“Emergent Tool Use From Multi-Agent Autocurricula”, Bowen Baker, Ingmar Kanitscheider, Todor Markov, Yi Wu, Glenn Powell, Bob McGrew, Igor Mordatch2019-09-17 (, , , ; similar)⁠:

Through multi-agent competition, the simple objective of hide-and-seek, and standard reinforcement learning algorithms at scale, we find that agents create a self-supervised autocurriculum inducing multiple distinct rounds of emergent strategy, many of which require sophisticated tool use and coordination.

We find clear evidence of 6 emergent phases in agent strategy in our environment, each of which creates a new pressure for the opposing team to adapt; for instance, agents learn to build multi-object shelters using movable boxes which in turn leads to agents discovering that they can overcome obstacles using ramps.

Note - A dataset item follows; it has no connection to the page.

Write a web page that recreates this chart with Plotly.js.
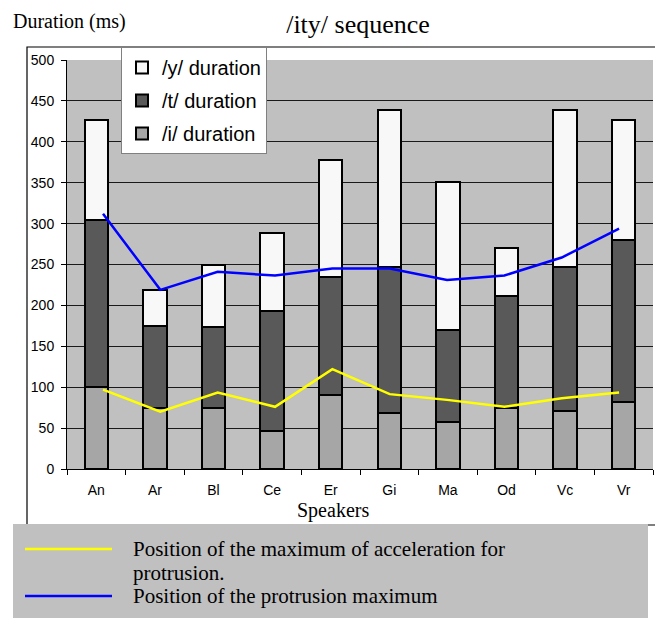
<!DOCTYPE html>
<html><head><meta charset="utf-8">
<script src="https://cdn.plot.ly/plotly-3.0.1.min.js"></script>
<style>body{margin:0;background:#fff}#chart{width:655px;height:619px}</style>
</head><body><div id="chart"></div>
<script>
const speakers = ['An','Ar','Bl','Ce','Er','Gi','Ma','Od','Vc','Vr'];
const iDuration = [100,75,75,46,91,68,57,75,71,82];
const tDuration = [204,100,98,147,144,179,113,137,176,198];
const yDuration = [123,44,77,95,143,192,181,58,192,147];
const accelMaxPos = [97,70,93.5,76,122,91.5,84.5,76,86.5,93.5];
const protrusionMaxPos = [312,219,241,236.5,245,245,231,236.5,258.5,294];
const yTickVals = [0,50,100,150,200,250,300,350,400,450,500];

const barLine = {color:'#000', width:2};
const traces = [
  {type:'bar', name:'/i/ duration', x:speakers, y:iDuration, marker:{color:'#a6a6a6', line:barLine}, legendgroup:'i', legendrank:3},
  {type:'bar', name:'/t/ duration', x:speakers, y:tDuration, marker:{color:'#595959', line:barLine}, legendgroup:'t', legendrank:2},
  {type:'bar', name:'/y/ duration', x:speakers, y:yDuration, marker:{color:'#f8f8f8', line:barLine}, legendgroup:'y', legendrank:1},
  {type:'scatter', mode:'lines', name:'Position of the maximum of acceleration for protrusion.', x:speakers, y:accelMaxPos, xaxis:'x2', line:{color:'#ffff00', width:2.5}, showlegend:false},
  {type:'scatter', mode:'lines', name:'Position of the protrusion maximum', x:speakers, y:protrusionMaxPos, xaxis:'x2', line:{color:'#0000ff', width:2.5}, showlegend:false}
];

const serif = 'Liberation Serif, Times New Roman, serif';
const sans = 'Liberation Sans, Arial, sans-serif';
const L = 67, R = 653, T = 60, B = 469;
const px = v => (v - L) / (R - L);
const py = v => (B - v) / (B - T);

const layout = {
  width:655, height:619,
  margin:{l:L, r:655-R, t:T, b:619-B},
  paper_bgcolor:'#ffffff', plot_bgcolor:'#c0c0c0',
  barmode:'stack', bargap:0.6,
  font:{family:sans, color:'#000', size:14},
  title:{text:'/ity/ sequence', font:{family:serif, size:26, color:'#000'}, x:358/655, xanchor:'center', y:1-24/619, yanchor:'middle'},
  xaxis:{type:'category', categoryarray:speakers, range:[-0.5,9.5], showline:true, linecolor:'#000', linewidth:1,
    ticks:'outside', tickson:'boundaries', ticklen:5, tickcolor:'#000', showgrid:false, zeroline:false,
    tickfont:{family:sans, size:14}, ticklabelstandoff:8, fixedrange:true},
  xaxis2:{type:'category', categoryarray:speakers, overlaying:'x', anchor:'y', range:[-0.628,9.592], visible:false, fixedrange:true},
  yaxis:{range:[0,500], tickvals:yTickVals, showline:true, linecolor:'#000', linewidth:1, ticks:'outside', ticklen:5, tickcolor:'#000',
    showgrid:true, gridcolor:'#1a1a1a', gridwidth:1, zeroline:false, tickfont:{family:sans, size:14}, ticklabelstandoff:4, fixedrange:true},
  legend:{x:px(121), y:py(47), xanchor:'left', yanchor:'top', bgcolor:'#ffffff', bordercolor:'#808080', borderwidth:1,
    traceorder:'grouped', tracegroupgap:4, font:{family:sans, size:20, color:'#000'}, itemwidth:30},
  shapes:[
    {type:'rect', xref:'paper', yref:'paper', x0:px(27), x1:px(700), y0:py(525), y1:py(47), line:{color:'#000', width:1.2}, fillcolor:'rgba(0,0,0,0)', layer:'below'},
    {type:'rect', xref:'paper', yref:'paper', x0:px(13), x1:px(648), y0:py(618), y1:py(524), line:{width:0}, fillcolor:'#c0c0c0', layer:'above'},
    {type:'line', xref:'paper', yref:'paper', x0:px(25), x1:px(112), y0:py(549), y1:py(549), line:{color:'#ffff00', width:2.5}},
    {type:'line', xref:'paper', yref:'paper', x0:px(25), x1:px(112), y0:py(596), y1:py(596), line:{color:'#0000ff', width:2.5}}
  ],
  annotations:[
    {text:'Duration (ms)', xref:'paper', yref:'paper', x:px(11), y:py(21), xanchor:'left', yanchor:'middle', showarrow:false, font:{family:serif, size:20}},
    {text:'Speakers', xref:'paper', yref:'paper', x:px(333), y:py(511), xanchor:'center', yanchor:'middle', showarrow:false, font:{family:serif, size:20}},
    {text:'Position of the maximum of acceleration for', xref:'paper', yref:'paper', x:px(131), y:py(549), xanchor:'left', yanchor:'middle', showarrow:false, font:{family:serif, size:21}},
    {text:'protrusion.', xref:'paper', yref:'paper', x:px(131), y:py(573), xanchor:'left', yanchor:'middle', showarrow:false, font:{family:serif, size:21}},
    {text:'Position of the protrusion maximum', xref:'paper', yref:'paper', x:px(131), y:py(596), xanchor:'left', yanchor:'middle', showarrow:false, font:{family:serif, size:21}}
  ],
  showlegend:true
};

Plotly.newPlot('chart', traces, layout, {displayModeBar:false, staticPlot:true});
</script>
</body></html>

We further provide evidence that multi-agent competition may scale better with increasing environment complexity and leads to behavior that centers around far more human-relevant skills than other self-supervised reinforcement learning methods such as intrinsic motivation.

Finally, we propose transfer and fine-tuning as a way to quantitatively evaluate targeted capabilities, and we compare hide-and-seek agents to both intrinsic motivation and random initialization baselines in a suite of domain-specific intelligence tests.